TASK TO COMPLETE: Copy out, with no alterations, the lines below running from the one containing "Write a Python" to the one containing "import plotly.graph_objects as go", inclusive at each end; pictures are omitted.

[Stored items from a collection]
——————————

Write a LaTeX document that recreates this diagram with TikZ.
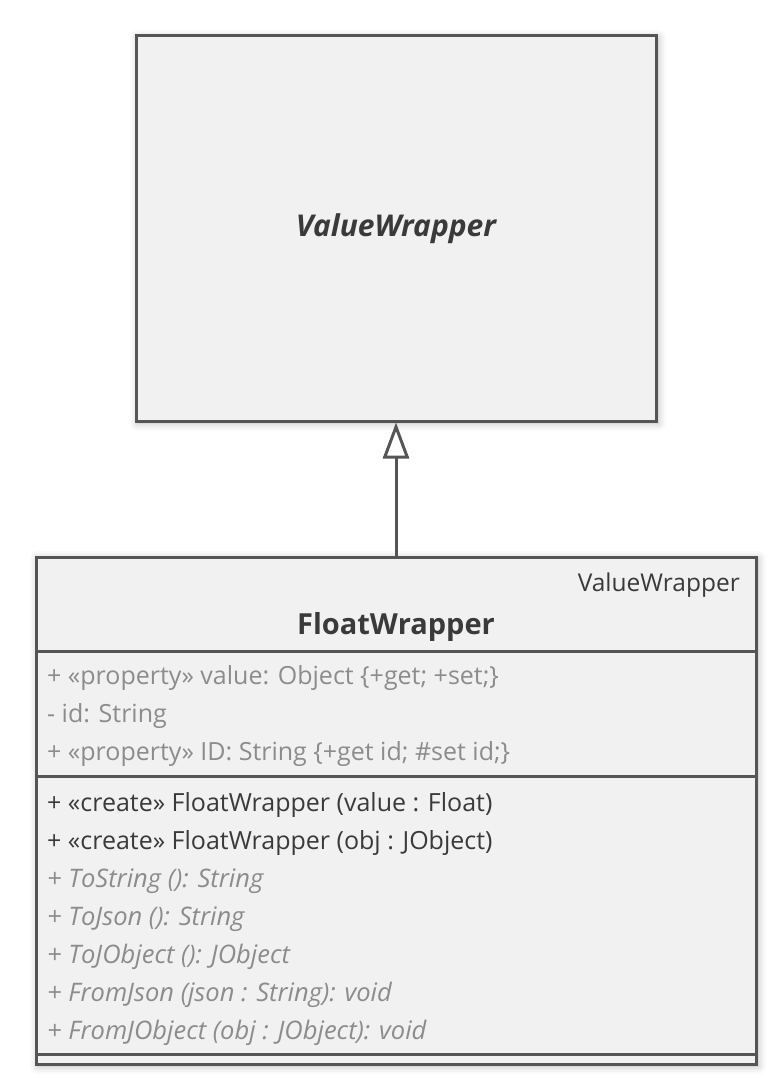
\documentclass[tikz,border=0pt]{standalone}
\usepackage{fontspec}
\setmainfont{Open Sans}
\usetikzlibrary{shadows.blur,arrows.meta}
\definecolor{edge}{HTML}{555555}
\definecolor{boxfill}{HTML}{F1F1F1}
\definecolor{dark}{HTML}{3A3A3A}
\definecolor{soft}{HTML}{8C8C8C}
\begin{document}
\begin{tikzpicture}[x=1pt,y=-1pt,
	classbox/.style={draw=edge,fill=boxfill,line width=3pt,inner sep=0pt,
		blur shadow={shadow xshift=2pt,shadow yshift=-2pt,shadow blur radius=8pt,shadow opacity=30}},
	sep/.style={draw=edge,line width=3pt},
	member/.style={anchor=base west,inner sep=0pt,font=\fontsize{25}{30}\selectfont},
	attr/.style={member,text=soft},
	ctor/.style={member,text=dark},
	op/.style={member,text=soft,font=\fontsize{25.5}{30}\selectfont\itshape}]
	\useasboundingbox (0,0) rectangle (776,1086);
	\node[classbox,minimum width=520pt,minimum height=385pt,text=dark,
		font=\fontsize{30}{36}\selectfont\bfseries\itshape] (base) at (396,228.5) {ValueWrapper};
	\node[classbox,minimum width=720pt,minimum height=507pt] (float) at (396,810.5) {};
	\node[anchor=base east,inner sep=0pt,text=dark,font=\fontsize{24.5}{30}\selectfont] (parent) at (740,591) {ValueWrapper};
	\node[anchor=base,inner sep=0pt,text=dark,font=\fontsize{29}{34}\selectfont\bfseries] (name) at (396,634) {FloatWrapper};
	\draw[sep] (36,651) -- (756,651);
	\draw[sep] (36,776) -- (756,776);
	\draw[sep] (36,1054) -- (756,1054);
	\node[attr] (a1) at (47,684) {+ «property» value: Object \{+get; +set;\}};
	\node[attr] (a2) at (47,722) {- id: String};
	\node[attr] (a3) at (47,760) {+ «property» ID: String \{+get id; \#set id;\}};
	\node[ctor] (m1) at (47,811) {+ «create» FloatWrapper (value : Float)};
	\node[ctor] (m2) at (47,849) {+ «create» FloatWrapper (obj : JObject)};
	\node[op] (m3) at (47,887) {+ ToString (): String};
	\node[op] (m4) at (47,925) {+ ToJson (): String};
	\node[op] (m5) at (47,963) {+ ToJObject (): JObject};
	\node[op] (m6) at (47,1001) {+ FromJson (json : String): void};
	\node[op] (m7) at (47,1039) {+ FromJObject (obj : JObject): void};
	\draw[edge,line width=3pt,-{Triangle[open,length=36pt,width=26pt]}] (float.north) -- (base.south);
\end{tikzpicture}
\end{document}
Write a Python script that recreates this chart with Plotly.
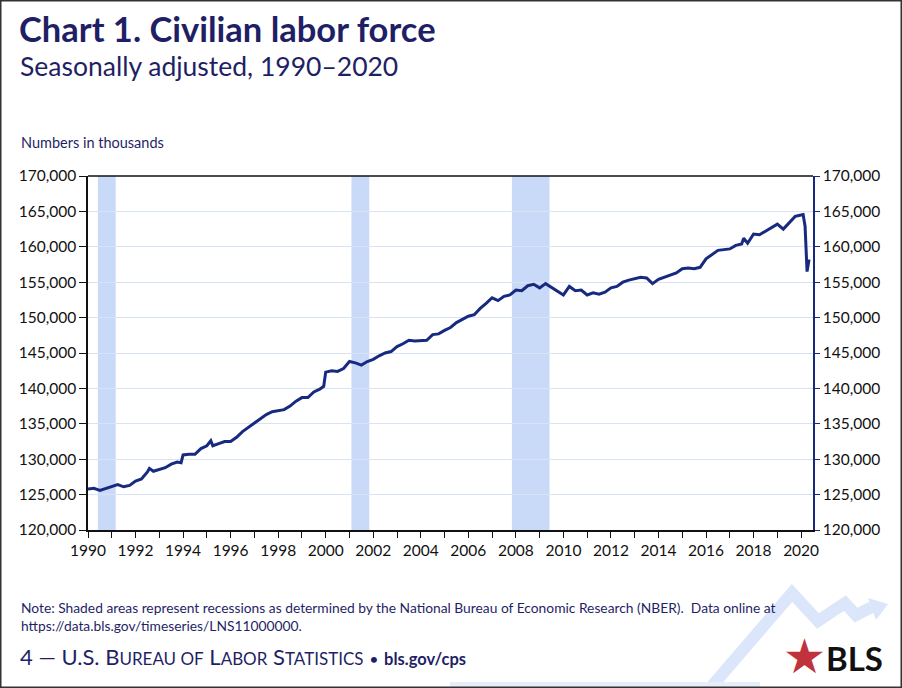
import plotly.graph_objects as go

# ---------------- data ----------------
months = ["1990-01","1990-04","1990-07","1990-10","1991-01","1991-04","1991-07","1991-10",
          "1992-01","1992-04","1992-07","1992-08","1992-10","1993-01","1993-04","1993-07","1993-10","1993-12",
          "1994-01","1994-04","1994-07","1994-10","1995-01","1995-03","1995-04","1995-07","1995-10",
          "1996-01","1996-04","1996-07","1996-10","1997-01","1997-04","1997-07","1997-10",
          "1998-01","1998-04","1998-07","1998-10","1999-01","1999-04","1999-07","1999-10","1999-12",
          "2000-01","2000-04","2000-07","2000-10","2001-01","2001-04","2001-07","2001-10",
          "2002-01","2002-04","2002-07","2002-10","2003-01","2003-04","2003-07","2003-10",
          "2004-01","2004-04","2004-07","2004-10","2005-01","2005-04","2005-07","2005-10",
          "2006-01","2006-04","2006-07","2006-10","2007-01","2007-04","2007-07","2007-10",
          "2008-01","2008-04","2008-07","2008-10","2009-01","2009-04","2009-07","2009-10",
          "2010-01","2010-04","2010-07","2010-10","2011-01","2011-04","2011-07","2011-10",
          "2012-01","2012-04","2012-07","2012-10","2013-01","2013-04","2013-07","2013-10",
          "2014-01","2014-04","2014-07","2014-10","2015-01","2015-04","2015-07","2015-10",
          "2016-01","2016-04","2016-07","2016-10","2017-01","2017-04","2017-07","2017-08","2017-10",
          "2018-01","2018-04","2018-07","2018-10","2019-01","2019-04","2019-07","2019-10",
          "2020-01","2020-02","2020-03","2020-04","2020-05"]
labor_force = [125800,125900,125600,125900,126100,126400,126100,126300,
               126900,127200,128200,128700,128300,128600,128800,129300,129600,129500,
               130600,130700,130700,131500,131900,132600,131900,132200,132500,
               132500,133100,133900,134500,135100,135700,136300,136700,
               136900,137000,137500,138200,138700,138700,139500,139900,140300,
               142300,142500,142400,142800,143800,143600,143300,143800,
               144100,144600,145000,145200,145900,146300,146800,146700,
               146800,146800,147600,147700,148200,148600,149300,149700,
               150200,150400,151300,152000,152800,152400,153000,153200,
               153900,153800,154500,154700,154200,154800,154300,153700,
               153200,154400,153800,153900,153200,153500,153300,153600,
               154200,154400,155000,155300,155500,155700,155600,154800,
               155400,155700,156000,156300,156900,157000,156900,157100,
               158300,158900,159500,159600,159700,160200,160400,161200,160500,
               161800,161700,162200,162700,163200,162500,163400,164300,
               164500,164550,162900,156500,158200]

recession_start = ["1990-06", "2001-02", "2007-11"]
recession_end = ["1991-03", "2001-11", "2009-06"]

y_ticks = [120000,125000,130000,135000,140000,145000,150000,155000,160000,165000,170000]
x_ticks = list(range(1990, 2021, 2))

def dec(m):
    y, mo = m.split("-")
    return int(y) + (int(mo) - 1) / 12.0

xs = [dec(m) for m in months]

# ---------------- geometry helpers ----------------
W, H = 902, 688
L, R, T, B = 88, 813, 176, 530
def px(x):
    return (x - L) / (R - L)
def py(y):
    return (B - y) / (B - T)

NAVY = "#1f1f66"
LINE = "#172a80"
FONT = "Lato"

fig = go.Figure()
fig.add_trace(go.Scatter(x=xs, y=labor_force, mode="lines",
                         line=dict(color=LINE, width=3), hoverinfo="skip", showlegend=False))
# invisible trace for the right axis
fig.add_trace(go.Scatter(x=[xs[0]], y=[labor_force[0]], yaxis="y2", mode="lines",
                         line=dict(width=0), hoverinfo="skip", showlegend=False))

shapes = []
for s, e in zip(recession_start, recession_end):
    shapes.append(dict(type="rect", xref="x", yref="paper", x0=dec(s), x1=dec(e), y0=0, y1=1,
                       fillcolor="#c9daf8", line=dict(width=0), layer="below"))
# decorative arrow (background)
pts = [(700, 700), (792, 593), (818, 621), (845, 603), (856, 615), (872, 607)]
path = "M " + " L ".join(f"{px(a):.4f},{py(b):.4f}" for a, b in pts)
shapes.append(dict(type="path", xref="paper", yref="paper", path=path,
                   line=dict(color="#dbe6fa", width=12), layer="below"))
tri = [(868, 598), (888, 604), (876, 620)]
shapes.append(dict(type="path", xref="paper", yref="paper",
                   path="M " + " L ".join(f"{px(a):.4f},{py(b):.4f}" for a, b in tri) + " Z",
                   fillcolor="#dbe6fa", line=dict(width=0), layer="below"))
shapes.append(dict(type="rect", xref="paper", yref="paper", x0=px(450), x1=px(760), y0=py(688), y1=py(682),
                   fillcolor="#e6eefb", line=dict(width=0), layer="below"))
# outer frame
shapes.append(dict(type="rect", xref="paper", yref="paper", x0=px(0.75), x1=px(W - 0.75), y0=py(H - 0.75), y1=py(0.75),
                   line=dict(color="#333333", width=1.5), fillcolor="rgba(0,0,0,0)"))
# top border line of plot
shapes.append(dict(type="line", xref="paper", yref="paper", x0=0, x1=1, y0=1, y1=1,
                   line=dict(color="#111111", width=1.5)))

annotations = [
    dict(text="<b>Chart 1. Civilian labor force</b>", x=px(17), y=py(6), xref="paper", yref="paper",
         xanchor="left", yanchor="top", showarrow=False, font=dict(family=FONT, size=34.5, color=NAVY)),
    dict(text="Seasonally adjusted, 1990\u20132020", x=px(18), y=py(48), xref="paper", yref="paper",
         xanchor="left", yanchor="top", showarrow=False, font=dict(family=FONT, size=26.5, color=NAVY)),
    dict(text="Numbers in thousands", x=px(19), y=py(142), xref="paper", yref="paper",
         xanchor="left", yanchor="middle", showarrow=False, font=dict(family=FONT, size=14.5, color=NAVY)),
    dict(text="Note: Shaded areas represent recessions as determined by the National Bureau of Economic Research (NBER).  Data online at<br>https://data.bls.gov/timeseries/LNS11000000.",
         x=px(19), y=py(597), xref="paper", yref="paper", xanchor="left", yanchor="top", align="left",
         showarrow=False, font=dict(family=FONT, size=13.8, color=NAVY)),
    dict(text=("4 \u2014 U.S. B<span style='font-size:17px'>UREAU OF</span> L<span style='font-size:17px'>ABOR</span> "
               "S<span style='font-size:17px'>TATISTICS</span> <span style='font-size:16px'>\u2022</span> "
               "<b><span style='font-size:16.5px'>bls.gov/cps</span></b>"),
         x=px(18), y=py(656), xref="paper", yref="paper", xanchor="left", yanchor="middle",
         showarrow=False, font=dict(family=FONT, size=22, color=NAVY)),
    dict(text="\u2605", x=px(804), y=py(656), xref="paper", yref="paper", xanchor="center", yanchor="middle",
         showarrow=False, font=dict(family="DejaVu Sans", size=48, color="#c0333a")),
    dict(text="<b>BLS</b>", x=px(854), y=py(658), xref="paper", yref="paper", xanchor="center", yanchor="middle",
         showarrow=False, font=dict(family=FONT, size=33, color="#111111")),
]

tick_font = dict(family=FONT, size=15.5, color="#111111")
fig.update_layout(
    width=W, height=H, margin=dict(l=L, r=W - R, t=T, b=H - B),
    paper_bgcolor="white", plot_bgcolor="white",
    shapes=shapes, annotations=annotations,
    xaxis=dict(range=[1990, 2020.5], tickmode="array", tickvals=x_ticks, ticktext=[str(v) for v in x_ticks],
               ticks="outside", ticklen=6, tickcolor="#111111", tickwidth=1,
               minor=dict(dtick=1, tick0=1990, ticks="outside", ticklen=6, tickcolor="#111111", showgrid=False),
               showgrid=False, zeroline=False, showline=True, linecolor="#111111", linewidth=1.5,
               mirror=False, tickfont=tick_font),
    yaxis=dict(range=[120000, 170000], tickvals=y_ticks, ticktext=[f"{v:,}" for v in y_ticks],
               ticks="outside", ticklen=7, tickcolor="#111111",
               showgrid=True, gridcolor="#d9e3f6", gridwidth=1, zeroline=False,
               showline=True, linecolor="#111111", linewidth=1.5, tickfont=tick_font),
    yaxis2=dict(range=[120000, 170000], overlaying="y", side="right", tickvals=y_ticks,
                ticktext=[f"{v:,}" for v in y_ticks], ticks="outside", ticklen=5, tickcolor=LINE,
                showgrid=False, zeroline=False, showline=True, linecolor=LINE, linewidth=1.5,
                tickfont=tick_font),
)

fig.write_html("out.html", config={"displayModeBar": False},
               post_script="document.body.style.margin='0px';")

——————————

CORRECT RESULT:
Write a Python script that recreates this chart with Plotly.
import plotly.graph_objects as go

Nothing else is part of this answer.